Louisa County man named Iowa Tree Farmer of the Year

COLUMBUS JUNCTION (AP) — There hasn’t been a crop on it in years, but the way Richard Stoneking sees it, his 185 tree-covered acres still are a farm.

There’s just a different kind of harvest.

Instead of corn or beans, there are pecans and walnuts, pears and apples, a never-ending supply of firewood, wildlife galore and the blazing colors of spring and fall foliage.

And this year, The Hawk Eye reports it yielded something new: the title of 2015 Iowa Tree Farmer of the Year.

Although she works with plenty of landowners who are “dedicated” to planting trees, Iowa Department of Natural Resources district forester Lisa Louck, who nominated him for the award, said Stoneking tops the list.

“He is showing the care put into those trees is really going to have a great return, the quality of what is out there and the legacy it leaves behind,” said Louck, who works out of the DNR’s office in Wapello.

She praised Stoneking’s emphasis on not only diversity, but aesthetics, neither of which are traditional concerns of farmers planting trees.

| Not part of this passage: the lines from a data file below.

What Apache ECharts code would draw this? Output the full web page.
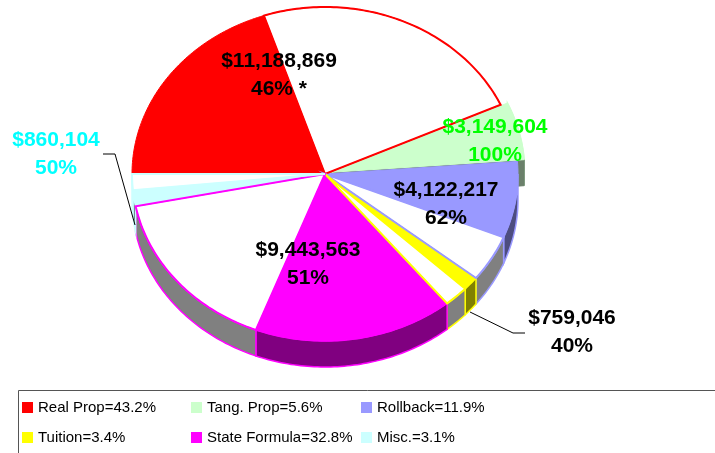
<!DOCTYPE html>
<html>
<head>
<meta charset="utf-8">
<script src="https://cdn.jsdelivr.net/npm/echarts@6/dist/echarts.min.js"></script>
<style>
html, body { margin: 0; padding: 0; background: #fff; }
#main { width: 715px; height: 453px; }
</style>
</head>
<body>
<div id="main"></div>
<script>
// data
var categories = ['Real Prop', 'Tang. Prop', 'Rollback', 'Tuition', 'State Formula', 'Misc.'];
var shares = [43.2, 5.6, 11.9, 3.4, 32.8, 3.1];                       // % of total (legend)
var amounts = [11188869, 3149604, 4122217, 759046, 9443563, 860104];  // coloured part in $
var fundedPct = [46, 100, 62, 40, 51, 50];                           // coloured share of each slice
var labelMarks = ['*', '', '', '', '', ''];

// styles / layout
var colors = ['#ff0000', '#ccffcc', '#9999ff', '#ffff00', '#ff00ff', '#ccffff'];
var sideColors = ['#800000', '#668066', '#4d4d80', '#808000', '#800080', '#668080'];
var labelColors = ['#000000', '#00ff00', '#000000', '#000000', '#000000', '#00ffff'];
var explode = [0, 7, 0, 0, 0, 0];
var labelPos = [[279, 75], [495, 141], [446, 204], [572, 332], [308, 264], [56, 154]];
var leaderLines = {
    3: [[525, 333], [513, 333], [470, 312]],
    5: [[103, 154], [115, 154], [135, 225]]
};
var cx = 325, cy = 174, rx = 193, ry = 167, depth = 26, startAngle = 180;
var labelFont = 'bold 21px "Liberation Sans", Arial, sans-serif';

// split each slice into coloured part + white remainder, clockwise from 9 o'clock
var portions = [];
var acc = startAngle;
categories.forEach(function (name, i) {
    var span = shares[i] / 100 * 360;
    var colSpan = span * fundedPct[i] / 100;
    portions.push({cat: i, white: false, a1: acc, a2: acc - colSpan});
    if (fundedPct[i] < 100) {
        portions.push({cat: i, white: true, a1: acc - colSpan, a2: acc - span});
    }
    acc -= span;
});
// exploded slice is drawn first so the rest covers its hidden walls
portions.sort(function (a, b) { return explode[b.cat] - explode[a.cat]; });

function fmt(v) {
    return '$' + v.toLocaleString('en-US');
}

function renderItem(params, api) {
    var p = portions[params.dataIndex];
    var e = explode[p.cat];
    var mid = (p.a1 + p.a2) / 2 * Math.PI / 180;
    var ox = e * Math.cos(mid), oy = -e * Math.sin(mid);
    var base = params.dataIndex * 10;

    function pt(a, r, dz) {
        var t = a * Math.PI / 180;
        return [cx + ox + rx * r * Math.cos(t), cy + oy - ry * r * Math.sin(t) + dz];
    }
    function arc(a, b, dz) {
        var pts = [];
        var n = Math.max(2, Math.ceil(Math.abs(a - b)));
        for (var k = 0; k <= n; k++) {
            pts.push(pt(a + (b - a) * k / n, 1, dz));
        }
        return pts;
    }

    var children = [];
    var col = colors[p.cat];

    // outer wall (front half only, whole range for the exploded piece)
    var hi = e ? p.a1 : Math.min(p.a1, 0);
    var lo = Math.max(p.a2, -180);
    if (hi > lo) {
        children.push({
            type: 'polygon',
            z2: base + 1,
            shape: {points: arc(hi, lo, 0).concat(arc(lo, hi, depth))},
            style: {fill: p.white ? '#808080' : sideColors[p.cat], stroke: col, lineWidth: 1.5}
        });
    }
    if (e) {
        children.push({
            type: 'polygon',
            z2: base + 2,
            shape: {points: [pt(p.a2, 0, 0), pt(p.a2, 1, 0), pt(p.a2, 1, depth), pt(p.a2, 0, depth)]},
            style: {fill: '#6b806b', stroke: '#6b806b', lineWidth: 1}
        });
    }
    // top face
    var topPts = [pt(0, 0, 0)].concat(arc(p.a1, p.a2, 0));
    children.push({
        type: 'polygon',
        z2: base + 3,
        shape: {points: topPts},
        style: {fill: p.white ? '#ffffff' : col, stroke: col, lineWidth: 1}
    });
    // the white remainder keeps an outline in its category colour
    if (p.white) {
        children.push({
            type: 'polygon',
            z2: 500 + base,
            shape: {points: topPts},
            style: {fill: null, stroke: col, lineWidth: 2}
        });
    }

    // label for the coloured part
    if (!p.white) {
        var i = p.cat;
        var txt = fmt(amounts[i]) + '\n' + fundedPct[i] + '%' + (labelMarks[i] ? ' ' + labelMarks[i] : '');
        if (leaderLines[i]) {
            children.push({
                type: 'polyline',
                z2: 900,
                shape: {points: leaderLines[i]},
                style: {stroke: '#000', lineWidth: 1, fill: null}
            });
        }
        children.push({
            type: 'text',
            z2: 1000,
            style: {
                text: txt,
                x: labelPos[i][0],
                y: labelPos[i][1],
                align: 'center',
                verticalAlign: 'middle',
                font: labelFont,
                lineHeight: 28,
                fill: labelColors[i]
            }
        });
    }
    return {type: 'group', children: children};
}

var legendNames = categories.map(function (c, i) { return c + '=' + shares[i] + '%'; });
var colX = [22, 191, 361];

var myChart = echarts.init(document.getElementById('main'));
var option = {
    animation: false,
    legend: colX.map(function (x, c) {
        return {
            orient: 'vertical',
            left: x,
            top: 399,
            padding: 0,
            itemGap: 13,
            itemWidth: 11,
            itemHeight: 11,
            icon: 'rect',
            selectedMode: false,
            data: [legendNames[c], legendNames[c + 3]],
            textStyle: {
                fontFamily: '"Liberation Sans", Arial, sans-serif',
                fontSize: 15,
                lineHeight: 17,
                color: '#000'
            }
        };
    }),
    graphic: [{
        type: 'rect',
        shape: {x: 18.5, y: 390.5, width: 720, height: 80},
        style: {fill: null, stroke: '#555', lineWidth: 1},
        silent: true
    }],
    series: [
        {
            // only feeds the legend
            type: 'pie',
            radius: [0, 0],
            silent: true,
            label: {show: false},
            labelLine: {show: false},
            data: legendNames.map(function (n, i) {
                return {name: n, value: shares[i], itemStyle: {color: colors[i]}};
            })
        },
        {
            type: 'custom',
            coordinateSystem: 'none',
            silent: true,
            renderItem: renderItem,
            data: portions.map(function (p) { return p.a1; })
        }
    ]
};
myChart.setOption(option);
</script>
</body>
</html>
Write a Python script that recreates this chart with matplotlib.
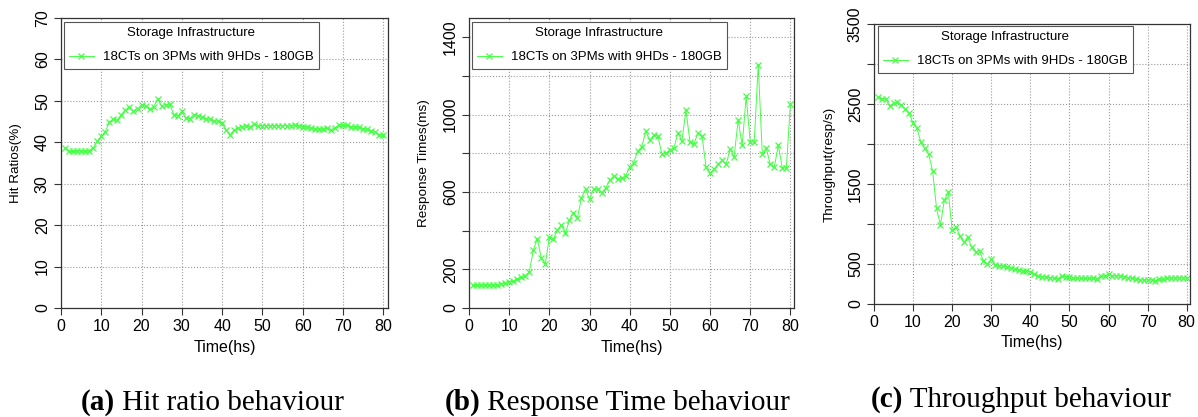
import matplotlib.pyplot as plt

plt.rcParams['font.family'] = ['Liberation Sans', 'DejaVu Sans']

hours = list(range(1, 81))

hit_ratio = [
    38.6, 37.8, 37.8, 38.0, 38.0, 37.8, 38.0, 38.6, 40.2, 41.4,
    42.6, 44.8, 45.6, 45.3, 46.7, 47.7, 48.5, 47.5, 48.0, 49.1,
    48.7, 48.0, 48.5, 50.5, 48.7, 49.1, 49.2, 46.7, 46.3, 47.5,
    45.9, 45.7, 46.7, 46.4, 46.1, 45.7, 45.7, 45.1, 45.1, 44.6,
    43.0, 41.8, 43.0, 43.4, 43.8, 44.0, 43.8, 44.3, 44.0, 44.0,
    44.0, 44.0, 44.0, 44.0, 44.0, 44.0, 44.0, 44.2, 44.0, 43.8,
    43.8, 43.4, 43.2, 43.3, 43.2, 43.4, 43.0, 43.4, 44.2, 44.2,
    44.1, 43.8, 43.8, 43.6, 43.3, 43.2, 42.8, 42.5, 41.8, 41.8,
]

response_time = [
    118, 118, 119, 120, 121, 120, 121, 124, 130, 135,
    138, 150, 159, 164, 185, 299, 358, 259, 228, 368,
    358, 401, 429, 389, 453, 493, 467, 570, 614, 562,
    614, 614, 596, 619, 660, 683, 665, 671, 683, 731,
    752, 812, 833, 913, 869, 894, 890, 798, 800, 816,
    826, 907, 864, 1023, 861, 850, 904, 890, 729, 697,
    717, 743, 764, 743, 821, 783, 973, 842, 1094, 861,
    859, 1258, 798, 826, 743, 729, 843, 722, 726, 1053,
]

throughput = [
    2583, 2567, 2562, 2475, 2508, 2521, 2483, 2433, 2383, 2258,
    2196, 2021, 1946, 1871, 1662, 1196, 988, 1300, 1396, 925,
    958, 850, 771, 833, 708, 646, 667, 537, 500, 558,
    488, 479, 475, 467, 454, 433, 425, 417, 413, 404,
    371, 350, 342, 333, 329, 325, 313, 350, 342, 333,
    321, 321, 321, 321, 321, 321, 308, 350, 350, 371,
    354, 354, 350, 342, 329, 321, 313, 300, 300, 300,
    300, 292, 308, 313, 321, 325, 329, 329, 329, 329,
]

series_label = "18CTs on 3PMs with 9HDs - 180GB"
legend_title = "Storage Infrastructure"

panels = [
    dict(y=hit_ratio, ylabel="Hit Ratios(%)", ylim=(0, 70), xmax=81.2,
         yticks=[0, 10, 20, 30, 40, 50, 60, 70],
         ylabels=["0", "10", "20", "30", "40", "50", "60", "70"],
         rect=[61, 18, 327, 290], leg=(64, 22),
         caption=("(a)", "Hit ratio behaviour"), cap_x=212, cap_y=410),
    dict(y=response_time, ylabel="Response Times(ms)", ylim=(0, 1500), xmax=80.9,
         yticks=[0, 200, 400, 600, 800, 1000, 1200, 1400],
         ylabels=["0", "200", "", "600", "", "1000", "", "1400"],
         rect=[469, 18, 325, 290], leg=(472, 22),
         caption=("(b)", "Response Time behaviour"), cap_x=617, cap_y=410),
    dict(y=throughput, ylabel="Throughput(resp/s)", ylim=(0, 3500), xmax=80.85,
         yticks=[0, 500, 1000, 1500, 2000, 2500, 3000, 3500],
         ylabels=["0", "500", "", "1500", "", "2500", "", "3500"],
         rect=[874, 24, 316, 280], leg=(878, 26),
         caption=("(c)", "Throughput behaviour"), cap_x=1021, cap_y=407),
]

W, H = 1198, 417
fig = plt.figure(figsize=(W / 100, H / 100), dpi=100)

green = "#44ff44"
frame_col = "#333333"

for p in panels:
    l, t, w, h = p["rect"]
    ax = fig.add_axes([l / W, 1 - (t + h) / H, w / W, h / H])

    ax.plot(hours, p["y"], color=green, lw=0.7, marker="x", ms=5, mew=0.9,
            label=series_label)

    ax.set_xlim(0, p["xmax"])
    ax.set_ylim(*p["ylim"])
    ax.set_xticks(range(0, 81, 10))
    ax.set_yticks(p["yticks"])
    ax.set_yticklabels(p["ylabels"], rotation=90, va="center")

    ax.grid(True, color="#999999", linestyle=":", lw=0.8)
    ax.set_axisbelow(True)
    for s in ax.spines.values():
        s.set_color(frame_col)
        s.set_linewidth(0.9)
    ax.tick_params(direction="out", length=5, width=0.8, color=frame_col,
                   labelsize=11.5, pad=3)

    ax.set_xlabel("Time(hs)", fontsize=11.5)
    ax.xaxis.set_label_coords(0.5, -0.11)
    ax.set_ylabel(p["ylabel"], fontsize=9.7)
    ax.yaxis.set_label_coords(-0.12, 0.5)

    lx, ly = p["leg"]
    leg = ax.legend(title=legend_title, loc="upper left",
                    bbox_to_anchor=((lx - l) / w, 1 - (ly - t) / h),
                    borderaxespad=0, fontsize=9.5, title_fontsize=9.5,
                    fancybox=False, framealpha=1, borderpad=0.4,
                    handlelength=1.85, handletextpad=0.7, labelspacing=0.9)
    frame = leg.get_frame()
    frame.set_edgecolor("#555555")
    frame.set_linewidth(0.8)

# figure captions: bold tag followed by the plain description
renderer = fig.canvas.get_renderer()
for p in panels:
    tag, desc = p["caption"]
    y = 1 - p["cap_y"] / H
    t1 = fig.text(0, y, tag, fontsize=21, fontweight="bold",
                  family="Liberation Serif", va="baseline")
    t2 = fig.text(0, y, " " + desc, fontsize=21,
                  family="Liberation Serif", va="baseline")
    w1 = t1.get_window_extent(renderer).width
    w2 = t2.get_window_extent(renderer).width
    x0 = p["cap_x"] - (w1 + w2) / 2
    t1.set_x(x0 / W)
    t2.set_x((x0 + w1) / W)

fig.savefig("out.png", dpi=100)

Situated on a hill above the Iowa River northwest of this Louisa County town, the farm was a collection of small, hard-to-access fields, none of them bigger than 10 acres. Of the entire 185 acres, just 110 were not already in timber before Stoneking got started planting trees in 1975. He started out filling in odd-shaped corners where it was difficult for farmers who were renting the ground to move equipment. As an erosion control measure, he started planting beyond those odd corners. Today, five ponds and thousands of trees in dozens of species, many native to Iowa but some not, fill the acres where crops once grew.

“I’ve got a little bit of everything,” he said. End-ofseason closeouts at big-box hardware and grocery store garden centers are great places to buy trees cheap. Taking dead or dying trees off other peoples’ property, even planting from seed — a stand of shell bark hickory, among his oldest trees at about 42 or 43 years, grew from nuts brought home from a hunting trip in Missouri — have contributed to the man-made forest that surrounds his home.

The 72-year-old Stoneking has called this land home since 1956, when his father and grandfather bought it. He took ownership in 1971.

“Someday I’ll die out here, but hopefully not soon,” he said.

There’s still too much to do, though, for Stoneking to even think about taking it easy, much less bid a final farewell to his trees.

Never a farmer himself, Stoneking worked 20 years at Rath Packing Co., which later was to become IBP and now is Tyson Foods, then another 20 years at Grain Processing Corp. in Muscatine. In retirement, he now gets to enjoy the work of 40 years.

But it is an active enjoyment. Purposeful plantings and ongoing care are no recipe for kicking back, relaxing and watching the seasons go by.

“They’re actually more work than crops,” he said.